• [Exercise instructions] Retype the whole listing, please, keeping every line exact and dropping the pictures.

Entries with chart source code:

-------------------------

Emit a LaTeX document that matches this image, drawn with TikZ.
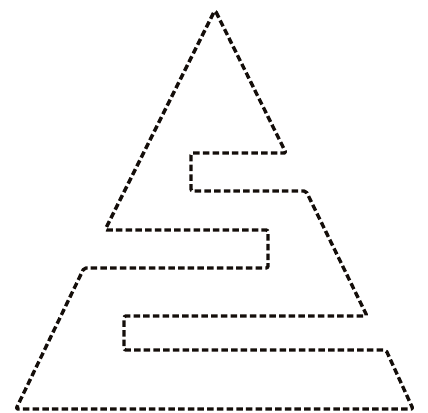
\documentclass[tikz,border=0pt]{standalone}
\begin{document}
\begin{tikzpicture}[x=1pt,y=-1pt,
  outline/.style={line width=3.4pt,draw={rgb,255:red,20;green,14;blue,10},dash pattern=on 6.5pt off 3.2pt,rounded corners=2pt,line join=round}]
\useasboundingbox (0,0) rectangle (428,412);
\coordinate (apex) at (215,10);
\draw[outline] (apex) -- (286,153) -- (191,153) -- (191,191) -- (306,191)
  -- (367,316) -- (124,316) -- (124,350) -- (386,350) -- (413,409)
  -- (16,409) -- (84,268) -- (268,268) -- (268,230) -- (105,230) -- cycle;
\end{tikzpicture}
\end{document}
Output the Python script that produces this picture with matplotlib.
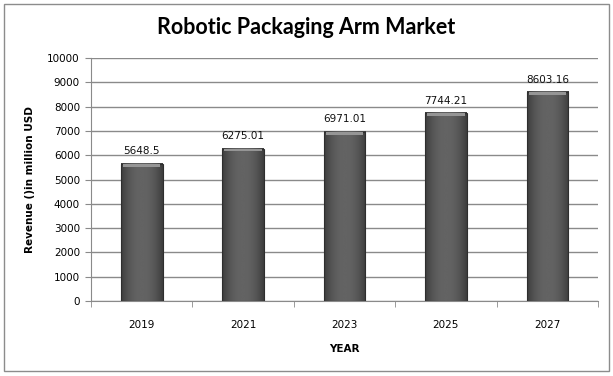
import numpy as np
import matplotlib
matplotlib.use("Agg")
from matplotlib import pyplot as plt
from matplotlib.patches import Rectangle

# 数据
years = ["2019", "2021", "2023", "2025", "2027"]
revenue = [5648.5, 6275.01, 6971.01, 7744.21, 8603.16]
label_text = ["5648.5", "6275.01", "6971.01", "7744.21", "8603.16"]

fig = plt.figure(figsize=(6.13, 3.76), dpi=100)
ax = fig.add_axes([0.1485, 0.1995, 0.827, 0.6462])

# 外框
fig.patches.append(Rectangle((0.006, 0.012), 0.988, 0.978, transform=fig.transFigure,
                             fill=False, edgecolor="#8c8c8c", linewidth=1.0))

x = np.arange(len(years))
bar_w = 0.41

# 横向渐变，模拟圆柱效果
grad = np.linspace(-1, 1, 64)
shade = 0.39 - 0.15 * np.abs(grad) ** 2.2
grad_img = np.tile(shade, (2, 1))

for xi, v in zip(x, revenue):
    left = xi - bar_w / 2
    ax.imshow(grad_img, cmap="gray", vmin=0, vmax=1, aspect="auto",
              extent=(left, left + bar_w, 0, v), zorder=3, interpolation="bicubic")
    ax.add_patch(Rectangle((left, 0), bar_w, v, fill=False, edgecolor="#2e2e2e",
                           linewidth=0.8, zorder=4))
    # 顶部斜面
    ax.add_patch(Rectangle((left + 0.02, v - 120), bar_w - 0.04, 100, facecolor="#959595",
                           edgecolor="none", zorder=4))

for xi, v, t in zip(x, revenue, label_text):
    ax.text(xi, v + 300, t, ha="center", va="bottom", fontsize=7.5,
            family="DejaVu Sans", color="#111111")

ax.set_xlim(-0.5, len(years) - 0.5)
ax.set_ylim(0, 10000)
ax.set_yticks(np.arange(0, 10001, 1000))
ax.yaxis.grid(True, color="#8a8a8a", linewidth=1.0, zorder=0)
ax.set_axisbelow(True)

ax.set_xticks(x)
ax.set_xticklabels(years)
ax.set_xticks(np.arange(-0.5, len(years), 1.0), minor=True)
ax.tick_params(axis="x", which="major", length=0, pad=14, labelsize=7.5)
ax.tick_params(axis="x", which="minor", length=4, color="#8a8a8a", direction="out")
ax.tick_params(axis="y", length=4, color="#8a8a8a", labelsize=7.5, pad=4)

for s in ["top", "right"]:
    ax.spines[s].set_visible(False)
ax.spines["left"].set_color("#8a8a8a")
ax.spines["bottom"].set_color("#8a8a8a")

ax.set_xlabel("YEAR", fontsize=7.5, fontweight="bold", labelpad=10)
ax.set_ylabel("Revenue ()in million USD", fontsize=7.5, fontweight="bold", labelpad=9)

fig.text(0.5, 0.927, "Robotic Packaging Arm Market", ha="center", va="center",
         fontsize=15.5, fontweight="bold", family="Lato")

fig.savefig("out.png", dpi=100)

-------------------------

• [Exercise response]
Emit a LaTeX document that matches this image, drawn with TikZ.
\documentclass[tikz,border=0pt]{standalone}
\begin{document}
\begin{tikzpicture}[x=1pt,y=-1pt,
  outline/.style={line width=3.4pt,draw={rgb,255:red,20;green,14;blue,10},dash pattern=on 6.5pt off 3.2pt,rounded corners=2pt,line join=round}]
\useasboundingbox (0,0) rectangle (428,412);
\coordinate (apex) at (215,10);
\draw[outline] (apex) -- (286,153) -- (191,153) -- (191,191) -- (306,191)
  -- (367,316) -- (124,316) -- (124,350) -- (386,350) -- (413,409)
  -- (16,409) -- (84,268) -- (268,268) -- (268,230) -- (105,230) -- cycle;
\end{tikzpicture}
\end{document}
Output the Python script that produces this picture with matplotlib.
import numpy as np
import matplotlib
matplotlib.use("Agg")
from matplotlib import pyplot as plt
from matplotlib.patches import Rectangle

# 数据
years = ["2019", "2021", "2023", "2025", "2027"]
revenue = [5648.5, 6275.01, 6971.01, 7744.21, 8603.16]
label_text = ["5648.5", "6275.01", "6971.01", "7744.21", "8603.16"]

fig = plt.figure(figsize=(6.13, 3.76), dpi=100)
ax = fig.add_axes([0.1485, 0.1995, 0.827, 0.6462])

# 外框
fig.patches.append(Rectangle((0.006, 0.012), 0.988, 0.978, transform=fig.transFigure,
                             fill=False, edgecolor="#8c8c8c", linewidth=1.0))

x = np.arange(len(years))
bar_w = 0.41

# 横向渐变，模拟圆柱效果
grad = np.linspace(-1, 1, 64)
shade = 0.39 - 0.15 * np.abs(grad) ** 2.2
grad_img = np.tile(shade, (2, 1))

for xi, v in zip(x, revenue):
    left = xi - bar_w / 2
    ax.imshow(grad_img, cmap="gray", vmin=0, vmax=1, aspect="auto",
              extent=(left, left + bar_w, 0, v), zorder=3, interpolation="bicubic")
    ax.add_patch(Rectangle((left, 0), bar_w, v, fill=False, edgecolor="#2e2e2e",
                           linewidth=0.8, zorder=4))
    # 顶部斜面
    ax.add_patch(Rectangle((left + 0.02, v - 120), bar_w - 0.04, 100, facecolor="#959595",
                           edgecolor="none", zorder=4))

for xi, v, t in zip(x, revenue, label_text):
    ax.text(xi, v + 300, t, ha="center", va="bottom", fontsize=7.5,
            family="DejaVu Sans", color="#111111")

ax.set_xlim(-0.5, len(years) - 0.5)
ax.set_ylim(0, 10000)
ax.set_yticks(np.arange(0, 10001, 1000))
ax.yaxis.grid(True, color="#8a8a8a", linewidth=1.0, zorder=0)
ax.set_axisbelow(True)

ax.set_xticks(x)
ax.set_xticklabels(years)
ax.set_xticks(np.arange(-0.5, len(years), 1.0), minor=True)
ax.tick_params(axis="x", which="major", length=0, pad=14, labelsize=7.5)
ax.tick_params(axis="x", which="minor", length=4, color="#8a8a8a", direction="out")
ax.tick_params(axis="y", length=4, color="#8a8a8a", labelsize=7.5, pad=4)

for s in ["top", "right"]:
    ax.spines[s].set_visible(False)
ax.spines["left"].set_color("#8a8a8a")
ax.spines["bottom"].set_color("#8a8a8a")

ax.set_xlabel("YEAR", fontsize=7.5, fontweight="bold", labelpad=10)
ax.set_ylabel("Revenue ()in million USD", fontsize=7.5, fontweight="bold", labelpad=9)

fig.text(0.5, 0.927, "Robotic Packaging Arm Market", ha="center", va="center",
         fontsize=15.5, fontweight="bold", family="Lato")

fig.savefig("out.png", dpi=100)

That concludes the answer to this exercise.